* SOURCE DATA
★ ★ ★ ★ ★

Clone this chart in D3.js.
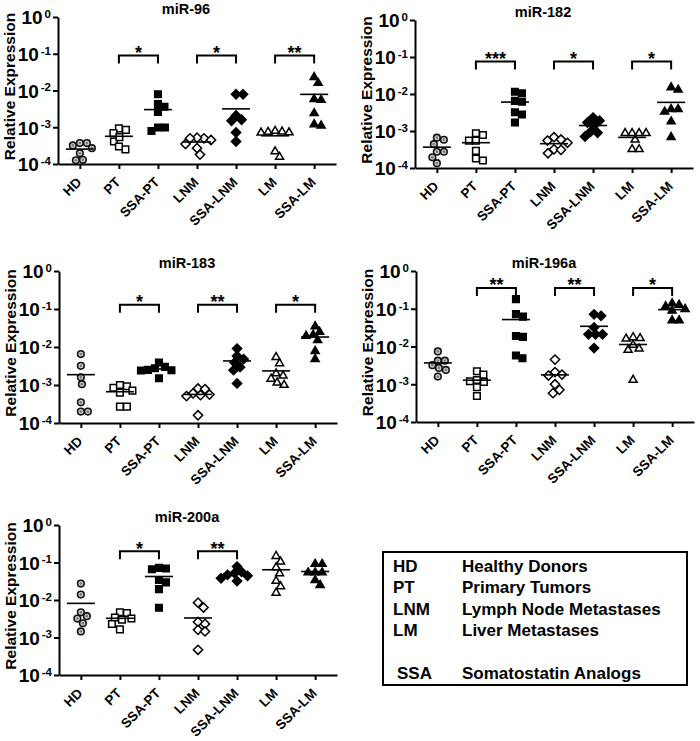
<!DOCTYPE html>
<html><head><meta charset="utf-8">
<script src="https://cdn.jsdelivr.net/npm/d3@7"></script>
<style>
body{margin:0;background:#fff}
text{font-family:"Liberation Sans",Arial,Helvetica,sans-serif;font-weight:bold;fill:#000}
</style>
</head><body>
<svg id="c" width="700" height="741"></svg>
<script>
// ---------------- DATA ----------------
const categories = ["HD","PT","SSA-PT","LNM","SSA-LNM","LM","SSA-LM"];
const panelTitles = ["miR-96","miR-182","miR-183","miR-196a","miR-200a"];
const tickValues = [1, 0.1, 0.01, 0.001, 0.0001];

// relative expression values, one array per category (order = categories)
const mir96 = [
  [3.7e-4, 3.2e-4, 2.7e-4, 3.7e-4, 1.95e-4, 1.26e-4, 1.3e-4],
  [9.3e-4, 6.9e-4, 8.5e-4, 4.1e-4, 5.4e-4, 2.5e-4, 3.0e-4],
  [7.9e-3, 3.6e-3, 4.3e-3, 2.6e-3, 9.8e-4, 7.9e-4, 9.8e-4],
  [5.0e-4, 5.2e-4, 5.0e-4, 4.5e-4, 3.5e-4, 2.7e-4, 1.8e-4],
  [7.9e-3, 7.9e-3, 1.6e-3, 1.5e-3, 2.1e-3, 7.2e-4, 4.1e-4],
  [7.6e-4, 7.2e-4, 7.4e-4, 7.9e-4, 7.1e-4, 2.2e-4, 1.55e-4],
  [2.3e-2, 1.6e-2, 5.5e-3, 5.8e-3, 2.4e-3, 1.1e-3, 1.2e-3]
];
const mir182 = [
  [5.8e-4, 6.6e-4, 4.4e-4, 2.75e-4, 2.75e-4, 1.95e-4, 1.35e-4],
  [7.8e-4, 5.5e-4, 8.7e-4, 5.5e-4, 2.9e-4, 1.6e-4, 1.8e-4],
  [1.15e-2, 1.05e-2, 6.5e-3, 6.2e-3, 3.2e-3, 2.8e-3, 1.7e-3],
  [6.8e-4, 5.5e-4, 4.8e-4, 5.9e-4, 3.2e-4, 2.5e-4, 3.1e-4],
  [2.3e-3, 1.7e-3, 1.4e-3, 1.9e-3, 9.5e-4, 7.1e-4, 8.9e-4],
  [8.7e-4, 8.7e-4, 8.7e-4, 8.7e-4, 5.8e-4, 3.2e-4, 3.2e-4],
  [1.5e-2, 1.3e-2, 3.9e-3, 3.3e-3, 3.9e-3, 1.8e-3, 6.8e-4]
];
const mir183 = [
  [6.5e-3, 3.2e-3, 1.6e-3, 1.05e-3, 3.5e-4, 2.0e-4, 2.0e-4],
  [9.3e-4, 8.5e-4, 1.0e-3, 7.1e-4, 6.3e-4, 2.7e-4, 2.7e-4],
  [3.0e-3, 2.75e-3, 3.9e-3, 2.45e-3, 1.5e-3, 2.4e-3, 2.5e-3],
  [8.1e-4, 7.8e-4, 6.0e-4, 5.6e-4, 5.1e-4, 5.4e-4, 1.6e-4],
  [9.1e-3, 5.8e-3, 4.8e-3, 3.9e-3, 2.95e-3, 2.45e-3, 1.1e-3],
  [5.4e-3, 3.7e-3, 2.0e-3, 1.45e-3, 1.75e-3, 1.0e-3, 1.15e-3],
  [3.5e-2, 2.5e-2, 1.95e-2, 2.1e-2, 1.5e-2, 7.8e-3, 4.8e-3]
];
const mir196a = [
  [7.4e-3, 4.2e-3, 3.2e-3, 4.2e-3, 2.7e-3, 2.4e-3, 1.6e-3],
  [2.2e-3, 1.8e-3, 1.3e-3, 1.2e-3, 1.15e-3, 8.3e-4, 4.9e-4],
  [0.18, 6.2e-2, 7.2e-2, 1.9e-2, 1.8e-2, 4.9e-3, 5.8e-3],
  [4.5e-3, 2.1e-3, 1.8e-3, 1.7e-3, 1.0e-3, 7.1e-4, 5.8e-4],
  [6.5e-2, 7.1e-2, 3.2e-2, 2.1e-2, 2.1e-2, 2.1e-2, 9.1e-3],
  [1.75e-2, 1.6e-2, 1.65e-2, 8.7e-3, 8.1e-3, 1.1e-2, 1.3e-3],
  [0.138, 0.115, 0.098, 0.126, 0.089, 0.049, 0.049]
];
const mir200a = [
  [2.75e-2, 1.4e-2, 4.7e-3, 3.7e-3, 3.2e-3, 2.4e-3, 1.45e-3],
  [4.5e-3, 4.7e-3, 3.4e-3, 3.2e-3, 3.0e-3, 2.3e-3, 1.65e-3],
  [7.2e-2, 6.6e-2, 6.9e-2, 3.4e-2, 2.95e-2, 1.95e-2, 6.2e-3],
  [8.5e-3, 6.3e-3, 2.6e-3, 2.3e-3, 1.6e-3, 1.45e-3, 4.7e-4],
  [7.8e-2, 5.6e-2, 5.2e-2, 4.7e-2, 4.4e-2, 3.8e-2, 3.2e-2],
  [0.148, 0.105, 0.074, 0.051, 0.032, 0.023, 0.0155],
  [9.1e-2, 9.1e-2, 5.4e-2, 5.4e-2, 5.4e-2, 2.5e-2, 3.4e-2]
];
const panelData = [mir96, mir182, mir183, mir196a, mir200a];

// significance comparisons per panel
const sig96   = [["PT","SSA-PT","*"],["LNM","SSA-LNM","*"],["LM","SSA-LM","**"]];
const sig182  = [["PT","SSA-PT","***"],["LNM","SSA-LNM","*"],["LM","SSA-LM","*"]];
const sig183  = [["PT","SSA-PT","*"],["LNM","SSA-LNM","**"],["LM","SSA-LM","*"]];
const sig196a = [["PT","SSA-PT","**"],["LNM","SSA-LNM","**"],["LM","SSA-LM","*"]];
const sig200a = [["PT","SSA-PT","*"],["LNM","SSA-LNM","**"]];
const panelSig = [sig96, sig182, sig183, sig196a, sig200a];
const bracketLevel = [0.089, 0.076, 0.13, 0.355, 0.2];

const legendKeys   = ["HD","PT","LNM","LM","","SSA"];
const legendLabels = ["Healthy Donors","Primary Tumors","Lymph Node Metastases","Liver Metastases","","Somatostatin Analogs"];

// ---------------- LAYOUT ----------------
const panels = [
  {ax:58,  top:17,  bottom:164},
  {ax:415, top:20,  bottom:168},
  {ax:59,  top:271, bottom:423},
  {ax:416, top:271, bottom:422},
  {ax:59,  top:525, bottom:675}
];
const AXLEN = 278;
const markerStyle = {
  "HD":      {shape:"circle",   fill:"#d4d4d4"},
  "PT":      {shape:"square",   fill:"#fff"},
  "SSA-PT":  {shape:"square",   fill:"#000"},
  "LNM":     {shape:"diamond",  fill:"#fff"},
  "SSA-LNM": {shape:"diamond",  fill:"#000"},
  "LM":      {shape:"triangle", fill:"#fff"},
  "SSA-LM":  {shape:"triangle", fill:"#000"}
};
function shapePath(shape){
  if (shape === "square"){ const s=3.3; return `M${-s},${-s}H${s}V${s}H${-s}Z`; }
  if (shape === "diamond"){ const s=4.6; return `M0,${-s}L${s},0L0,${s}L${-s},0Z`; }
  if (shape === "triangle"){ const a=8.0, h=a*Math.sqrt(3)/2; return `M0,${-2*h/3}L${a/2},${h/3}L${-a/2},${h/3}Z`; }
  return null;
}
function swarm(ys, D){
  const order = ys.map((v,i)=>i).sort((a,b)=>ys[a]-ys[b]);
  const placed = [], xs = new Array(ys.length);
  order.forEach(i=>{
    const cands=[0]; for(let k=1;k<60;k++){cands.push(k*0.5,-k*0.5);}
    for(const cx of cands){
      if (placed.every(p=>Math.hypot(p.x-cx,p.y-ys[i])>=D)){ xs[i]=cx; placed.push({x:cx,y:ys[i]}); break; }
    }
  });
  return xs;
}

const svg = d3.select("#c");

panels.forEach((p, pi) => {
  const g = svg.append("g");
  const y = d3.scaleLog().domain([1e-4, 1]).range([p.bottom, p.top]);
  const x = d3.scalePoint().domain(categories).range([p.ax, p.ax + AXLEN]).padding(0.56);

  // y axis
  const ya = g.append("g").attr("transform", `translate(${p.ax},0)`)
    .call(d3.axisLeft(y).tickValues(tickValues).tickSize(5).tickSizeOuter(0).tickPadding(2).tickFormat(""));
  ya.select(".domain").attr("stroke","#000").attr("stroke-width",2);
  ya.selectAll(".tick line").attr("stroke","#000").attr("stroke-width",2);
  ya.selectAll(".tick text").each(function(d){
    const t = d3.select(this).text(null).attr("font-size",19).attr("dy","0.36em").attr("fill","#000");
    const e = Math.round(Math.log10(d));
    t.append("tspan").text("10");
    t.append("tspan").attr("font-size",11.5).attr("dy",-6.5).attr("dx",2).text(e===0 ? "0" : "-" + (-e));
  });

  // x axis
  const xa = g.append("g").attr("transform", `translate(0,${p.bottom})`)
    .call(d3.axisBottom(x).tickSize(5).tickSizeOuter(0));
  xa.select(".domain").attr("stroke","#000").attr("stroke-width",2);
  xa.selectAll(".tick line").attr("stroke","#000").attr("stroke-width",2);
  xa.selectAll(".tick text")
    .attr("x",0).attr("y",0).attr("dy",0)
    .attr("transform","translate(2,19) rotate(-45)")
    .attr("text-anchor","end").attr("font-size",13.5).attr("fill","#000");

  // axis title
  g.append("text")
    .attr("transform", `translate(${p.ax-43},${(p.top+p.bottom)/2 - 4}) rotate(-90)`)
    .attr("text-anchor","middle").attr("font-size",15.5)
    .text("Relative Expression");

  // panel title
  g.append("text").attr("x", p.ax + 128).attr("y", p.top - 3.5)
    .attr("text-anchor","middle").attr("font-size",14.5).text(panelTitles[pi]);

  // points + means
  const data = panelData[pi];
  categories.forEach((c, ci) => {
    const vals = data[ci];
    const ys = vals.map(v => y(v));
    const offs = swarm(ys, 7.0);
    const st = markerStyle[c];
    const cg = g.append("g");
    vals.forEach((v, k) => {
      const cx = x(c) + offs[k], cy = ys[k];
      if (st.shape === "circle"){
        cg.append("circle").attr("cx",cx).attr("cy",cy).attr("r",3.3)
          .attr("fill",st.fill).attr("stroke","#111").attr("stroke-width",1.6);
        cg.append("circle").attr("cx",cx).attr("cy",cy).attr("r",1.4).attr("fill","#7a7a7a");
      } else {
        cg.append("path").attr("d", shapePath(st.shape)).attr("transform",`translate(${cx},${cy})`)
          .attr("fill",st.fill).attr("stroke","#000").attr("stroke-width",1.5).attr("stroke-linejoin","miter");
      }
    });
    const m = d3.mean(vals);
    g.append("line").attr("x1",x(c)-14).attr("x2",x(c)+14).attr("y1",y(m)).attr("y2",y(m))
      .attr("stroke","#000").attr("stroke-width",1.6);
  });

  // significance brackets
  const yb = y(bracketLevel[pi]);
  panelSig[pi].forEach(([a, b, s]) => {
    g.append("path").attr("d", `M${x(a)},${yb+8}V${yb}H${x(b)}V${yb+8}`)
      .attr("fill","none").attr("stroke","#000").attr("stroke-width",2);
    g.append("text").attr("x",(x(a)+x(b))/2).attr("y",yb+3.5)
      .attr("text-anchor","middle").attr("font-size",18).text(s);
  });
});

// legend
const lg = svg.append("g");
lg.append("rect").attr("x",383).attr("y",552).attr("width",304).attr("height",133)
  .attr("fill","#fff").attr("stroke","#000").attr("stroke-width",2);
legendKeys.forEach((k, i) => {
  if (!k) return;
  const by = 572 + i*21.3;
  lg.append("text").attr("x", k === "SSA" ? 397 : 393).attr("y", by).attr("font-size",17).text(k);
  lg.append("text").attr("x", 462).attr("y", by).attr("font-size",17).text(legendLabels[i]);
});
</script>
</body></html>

★ ★ ★ ★ ★

* SHORT PROBLEM
From the first line above through the line containing "const tickValues = [1, 0.1, 0.01, 0.001, 0.0001];", copy everything exactly, without the pictures.

* WRITTEN REPLY
Clone this chart in D3.js.
<!DOCTYPE html>
<html><head><meta charset="utf-8">
<script src="https://cdn.jsdelivr.net/npm/d3@7"></script>
<style>
body{margin:0;background:#fff}
text{font-family:"Liberation Sans",Arial,Helvetica,sans-serif;font-weight:bold;fill:#000}
</style>
</head><body>
<svg id="c" width="700" height="741"></svg>
<script>
// ---------------- DATA ----------------
const categories = ["HD","PT","SSA-PT","LNM","SSA-LNM","LM","SSA-LM"];
const panelTitles = ["miR-96","miR-182","miR-183","miR-196a","miR-200a"];
const tickValues = [1, 0.1, 0.01, 0.001, 0.0001];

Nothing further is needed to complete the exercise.